11 June 2013

Orchid confusion in Northumberland: 7 June

This week I've learned that Dactylorhiza orchids are 'fracking' hard to ID! And I'm not talking Reed/Marsh Warbler hard here, more like Alder/Willow Flycatcher hard! Not only do Dactylorhiza species look incredibly similar, but there is a huge amount of variation within species and hybridisation is very common. Even Kew struggle to put a name to them (see here), so as a notice botanist what chance do I have?

At Lindisfarne on Sunday we found quite a few orchids growing in the sand dunes at The Snook and in the dunes along the north shore of the main island. I identified several as Northern Marsh-orchid Dactylorhiza purpurella but noted a large variation in flower colour and shape. But after a little online reading I started to doubt my identification, so back on Lindisfarne this morning I took a closer look at them.
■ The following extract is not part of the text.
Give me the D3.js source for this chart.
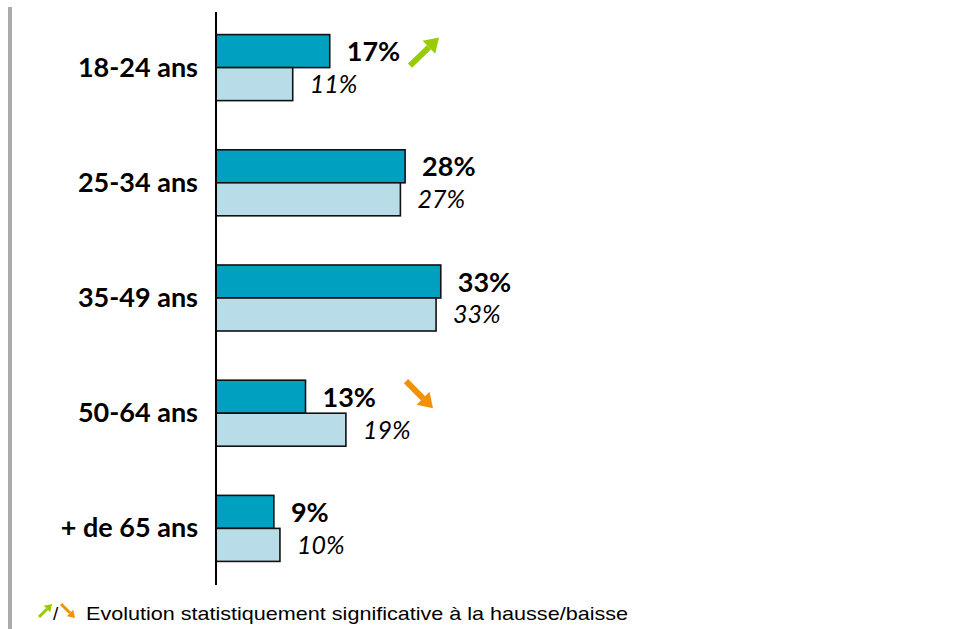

Dactylorhiza orchids, The Snook, Lindisfarne. Note the variation in size, shape and flower colour.

I think both the pale pink and darker purple orchids we found here are Northern Marsh-orchid Dactylorhiza purpurella. Both have similar shaped flowers with a similar pattern of deeper purple lines and spots on the lip (lower petal) and a whitish throat, as well as unspotted leaves (although apparently some purpurella can have dark spots on the leaves too).

Northern Marsh-orchid Dactylorhiza purpurella, The Snook, Lindisfarne

Northern Marsh-orchid Dactylorhiza purpurella, The Snook, Lindisfarne

Note the similarity in the flower shape and pattern of deeper purple lines and spots in this pic and the pic below

Maybe the flowers become lighter as they age?
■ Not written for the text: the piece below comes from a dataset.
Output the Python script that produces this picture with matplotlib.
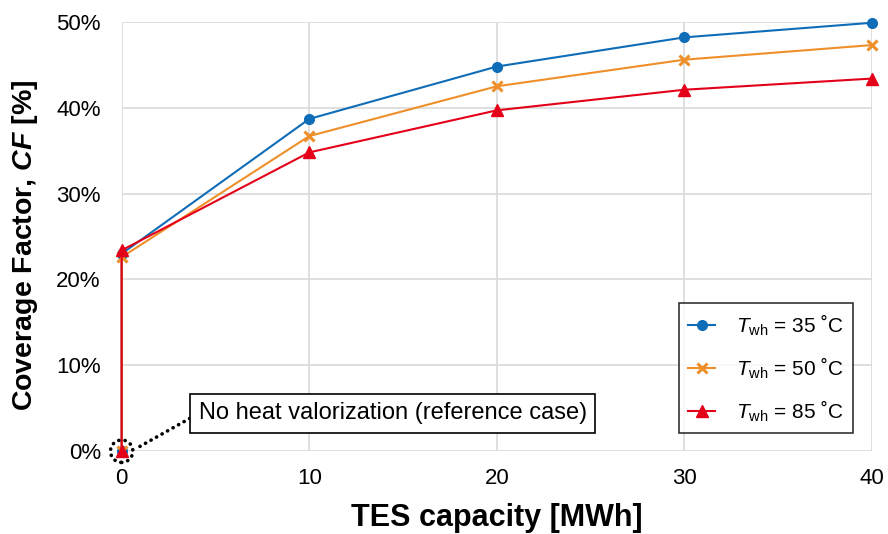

Animalia were easier to name but thin on the ground at Lindisfarne today. Lepidoptera were keeping their heads down in the cool easterly wind, with just a single Wall Lasiommata megera butterfly and a few The Cinnabar Tyria jacobaeae moths seen, and still no sign of any Dark Green Fritillaries. 3 Common Swift over north and several Ringed Plover, 5 Dunlin and a few Common Eider were picked out on the estuary were the only birds of note.

Wall Lasiommata megera, The Snook, Lindisfarne. These butterflies have declined severely over the last several decades and are
now found mainly in coastal areas. Northumberland lies at the northern edge of their range.

The Cinnabar Tyria jacobaeae, The Snook, Lindisfarne

A quiet hour or so this afternoon at Newton Pool logged 1m Yellow Wagtail, 2m Common Teal, 4 Ringed Plover, several Pied Wagtail, 1 ad. Kittiwake, 4+ Sand Martin, 1 Sedge Warbler, 1 juv Stonechat, a juv Robin being fed by an adult and a couple of Willow Warbler (H). No sign of yesterday's Barnacle Goose though.

Today was our last day in Northumberland and we're really sad to leave. Northumberland is teaming with wildlife and we've had a great week taking in the seabird spectacle and wild flowers. We're really looking forward to coming back - maybe in the autumn for some east coast migration?